● YOUR OBJECTIVE
Give the material once more, word for word, without any images.

# # #

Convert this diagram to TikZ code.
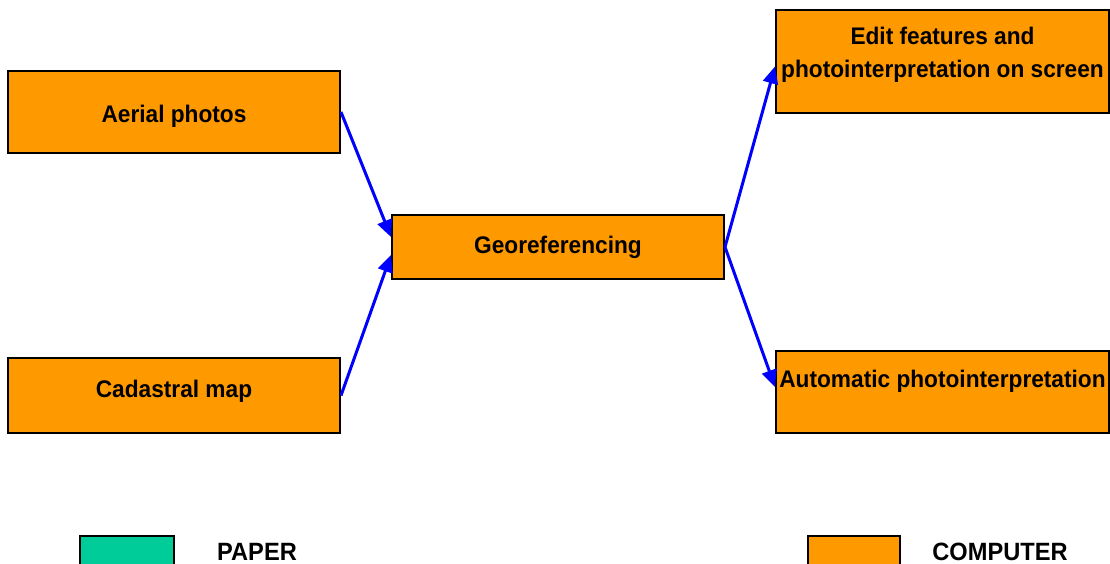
\documentclass[tikz,border=0pt]{standalone}
\usepackage{fontspec}
\setmainfont{Liberation Sans}[FakeStretch=0.945]
\usepackage{tikz}
\usetikzlibrary{arrows.meta,positioning}

\definecolor{boxorange}{HTML}{FF9900}
\definecolor{papergreen}{HTML}{00CC99}
\definecolor{flowblue}{HTML}{0000FF}

\begin{document}
\begin{tikzpicture}[x=1pt, y=1pt,
    box/.style={draw=black, line width=2pt, fill=boxorange, minimum width=332pt,
                inner sep=2pt, align=center, font=\fontsize{24}{33}\selectfont\bfseries},
    key/.style={draw=black, line width=2pt, minimum height=34pt},
    keytext/.style={anchor=base, font=\fontsize{25}{30}\selectfont\bfseries},
    flow/.style={draw=flowblue, line width=3pt, -{Triangle[length=17pt,width=15pt]}}]
   \useasboundingbox (0,0) rectangle (1110,564);

   \node[box, minimum height=82pt, text height=27pt, text depth=5pt] (aerial) at (174,452) {Aerial photos};
   \node[box, minimum height=75pt, text height=17.5pt, text depth=12.5pt] (cadastral) at (174,168.5) {Cadastral map};
   \node[box, minimum height=64pt] (georef) at (558,317) {Georeferencing};
   \node[box, minimum width=333pt, minimum height=103pt, text height=38pt, text depth=5pt] (edit) at (942.5,502.5)
        {Edit features and\\photointerpretation on screen};
   \node[box, minimum width=333pt, minimum height=82pt, text height=17.5pt, text depth=25.5pt] (autoint) at (942.5,172)
        {Automatic photointerpretation};

   %legend
   \node[key, fill=papergreen, minimum width=94pt] (paperkey) at (127,11) {};
   \node[keytext] (paper) at (257,3) {PAPER};
   \node[key, fill=boxorange, minimum width=92pt] (compkey) at (854,11) {};
   \node[keytext] (computer) at (1000,3) {COMPUTER};

  \path
    (aerial.east) edge[flow] ([yshift=10pt]georef.west)
    (cadastral.east) edge[flow] ([yshift=-8pt]georef.west)
    (georef.east) edge[flow] ([yshift=-5pt]edit.west)
                  edge[flow] ([yshift=5pt]autoint.west);
\end{tikzpicture}
\end{document}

# # #

● EXERCISE RESPONSE
Convert this diagram to TikZ code.
\documentclass[tikz,border=0pt]{standalone}
\usepackage{fontspec}
\setmainfont{Liberation Sans}[FakeStretch=0.945]
\usepackage{tikz}
\usetikzlibrary{arrows.meta,positioning}

\definecolor{boxorange}{HTML}{FF9900}
\definecolor{papergreen}{HTML}{00CC99}
\definecolor{flowblue}{HTML}{0000FF}

\begin{document}
\begin{tikzpicture}[x=1pt, y=1pt,
    box/.style={draw=black, line width=2pt, fill=boxorange, minimum width=332pt,
                inner sep=2pt, align=center, font=\fontsize{24}{33}\selectfont\bfseries},
    key/.style={draw=black, line width=2pt, minimum height=34pt},
    keytext/.style={anchor=base, font=\fontsize{25}{30}\selectfont\bfseries},
    flow/.style={draw=flowblue, line width=3pt, -{Triangle[length=17pt,width=15pt]}}]
   \useasboundingbox (0,0) rectangle (1110,564);

   \node[box, minimum height=82pt, text height=27pt, text depth=5pt] (aerial) at (174,452) {Aerial photos};
   \node[box, minimum height=75pt, text height=17.5pt, text depth=12.5pt] (cadastral) at (174,168.5) {Cadastral map};
   \node[box, minimum height=64pt] (georef) at (558,317) {Georeferencing};
   \node[box, minimum width=333pt, minimum height=103pt, text height=38pt, text depth=5pt] (edit) at (942.5,502.5)
        {Edit features and\\photointerpretation on screen};
   \node[box, minimum width=333pt, minimum height=82pt, text height=17.5pt, text depth=25.5pt] (autoint) at (942.5,172)
        {Automatic photointerpretation};

   %legend
   \node[key, fill=papergreen, minimum width=94pt] (paperkey) at (127,11) {};
   \node[keytext] (paper) at (257,3) {PAPER};
   \node[key, fill=boxorange, minimum width=92pt] (compkey) at (854,11) {};
   \node[keytext] (computer) at (1000,3) {COMPUTER};

  \path
    (aerial.east) edge[flow] ([yshift=10pt]georef.west)
    (cadastral.east) edge[flow] ([yshift=-8pt]georef.west)
    (georef.east) edge[flow] ([yshift=-5pt]edit.west)
                  edge[flow] ([yshift=5pt]autoint.west);
\end{tikzpicture}
\end{document}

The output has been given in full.